Singapore Government says Washington Post article on online falsehoods law is ‘perpetuating false allegations’

Singapore Government says Washington Post article on online falsehoods law is ‘perpetuating false allegations’

facebook wapo post
Screengrab of The Washington Post article the Singapore Government was responding to.

SINGAPORE: The Singapore Government said on Monday (Dec 16) that US publication The Washington Post's refusal to publish its response in full means it is “perpetuating false allegations” in an article about Singapore's online falsehoods law.

The Washington Post article on Dec 2 discussed Singapore’s use of directives under the Protection from Online Falsehoods and Manipulation Act (POFMA). It said Facebook had “for the first time complied with a controversial local law aimed at curbing misinformation” on a States Times Review article.

The article added that critics were worried that the law could have “a chilling effect on online free expression”, quoting Mr Phil Robertson, Human Rights Watch's (HRW) deputy Asia director.

Five days after the article was published, Singapore's Ambassador to the US Ashok Kumar Mirpuri wrote a letter to the news outlet explaining Singapore's position. That letter was not published in full.

On Monday, the director of the information policy division at the Ministry of Communications and Information (MCI) wrote to the publisher of the Washington Post Fred Ryan and Mr Robertson.

In his letter to Mr Ryan, MCI's Mr Bernard Toh said that only a brief quote from Mr Mirpuri was included in the article, but it "ignored the crux of our response".

The letters to the Washington Post was released to the public "in the interest of transparency", Mr Toh said. 

READ: Facebook issues correction notice on States Times Review's post

SINGAPORE AMBASSADOR'S LETTER

The Washington Post article quoted only part of Mr Mirpuri’s letter on Dec 7 to say that POFMA helps protect Singapore from the risks of fake news.

In his letter to the Letters and Local Opinion editor at the Washington Post, Mr Mirpuri wrote: "Censorship entails banning or suppressing offending material. But the Government has not banned or suppressed anything. It has only required Facebook to append to the offending post a link to a factual correction. 

"The original post remains intact. Readers can read it together with the Government’s response, and decide for themselves which tells the truth. 

"This can no more have 'a chilling effect on online free expression' than your publishing this letter can stun The Washington Post into silence."

The only part of his letter that was used by the Washington Post read: "Singapore – an English speaking, multi-racial, multi-religious society open to the world – is more vulnerable to this threat than most.

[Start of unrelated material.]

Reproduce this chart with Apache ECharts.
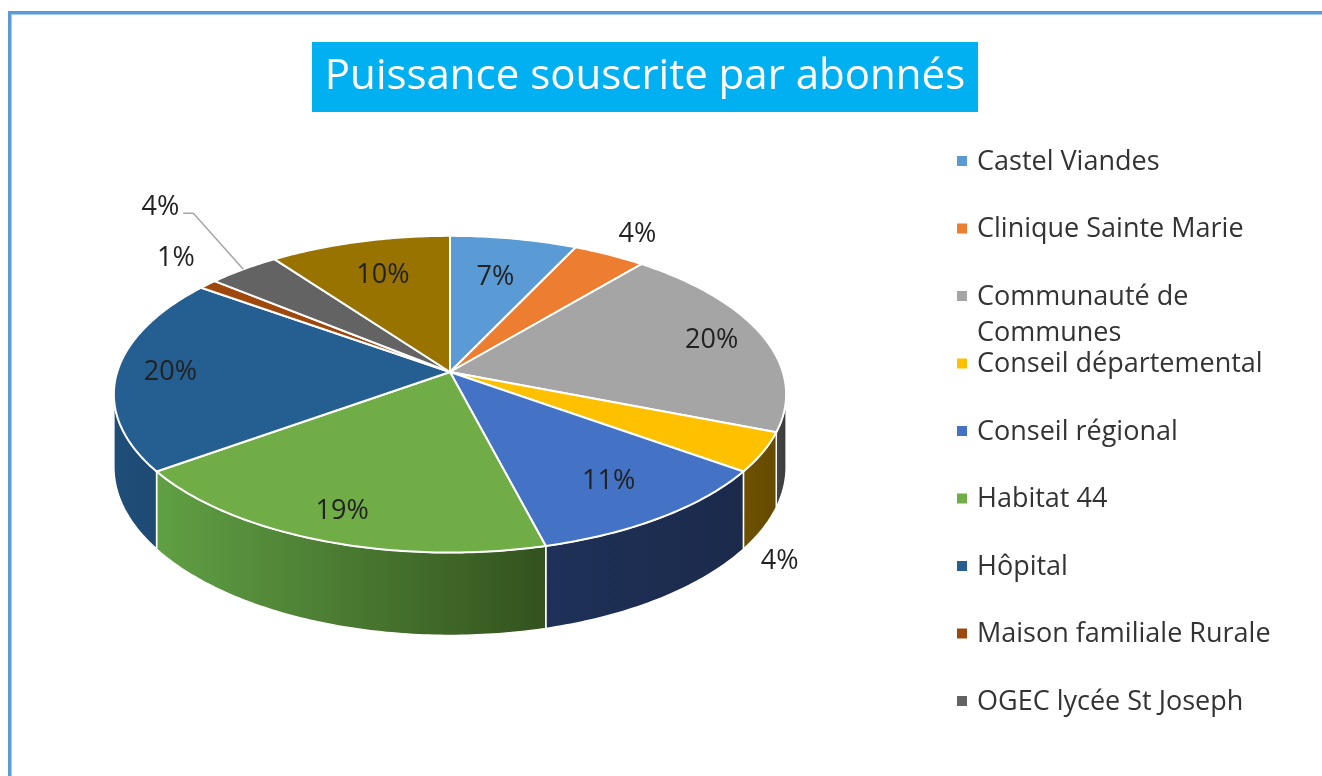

"POFMA seeks to restore balance to the debate, by requiring tech companies to carry clarifications to reach the same target audience as the false statements."

In Mr Toh’s letter to Mr Ryan on Monday, he wrote that the news outlet had declined to publish the response on grounds it only ran letters on articles that appeared in its print edition, not just online.

After being directed to the article's author Cat Zakrzewski, she also declined to carry Mr Mirpuri's response in full.

"She included a brief quote from our letter in her article, but ignored the crux of our response: That contrary to allegations that the Singapore Government had censored a Facebook post that it deemed to be false, the original post remained intact and accessible," Mr Toh said.

"It is ironic that the (Washington) Post should have responded thus, given that your article had accused us of censorship. By refusing to carry our letter or report it more adequately, the (Washington) Post is perpetuating false allegations."

READ: Singapore Government rejects Human Rights Watch's criticisms of new law targeting online falsehoods

READ: Human Rights Watch responds to criticism at Select Committee hearing

SINGAPORE’S INVITATION TO HUMAN RIGHTS WATCH

In a separate letter addressed to Mr Robertson, Mr Toh noted that the HRW had been invited to appear before the Parliamentary Select Committee on Deliberate Online Falsehoods.

“It initially accepted the invitation, then changed its mind after being told that it would also be questioned about a report it had issued in December 2017, accusing the Singapore government of suppressing freedom of expression,” he said.

“HRW repeatedly came up with excuses to decline our invitation, despite being offered eight alternative dates, plus a chance to appear via video-conference."

Mr Toh said the Government was willing to debate the issue with HRW at any university forum in Singapore and to live-stream the exchange on Facebook.

“We hope that you do not refuse our invitation yet again," he added.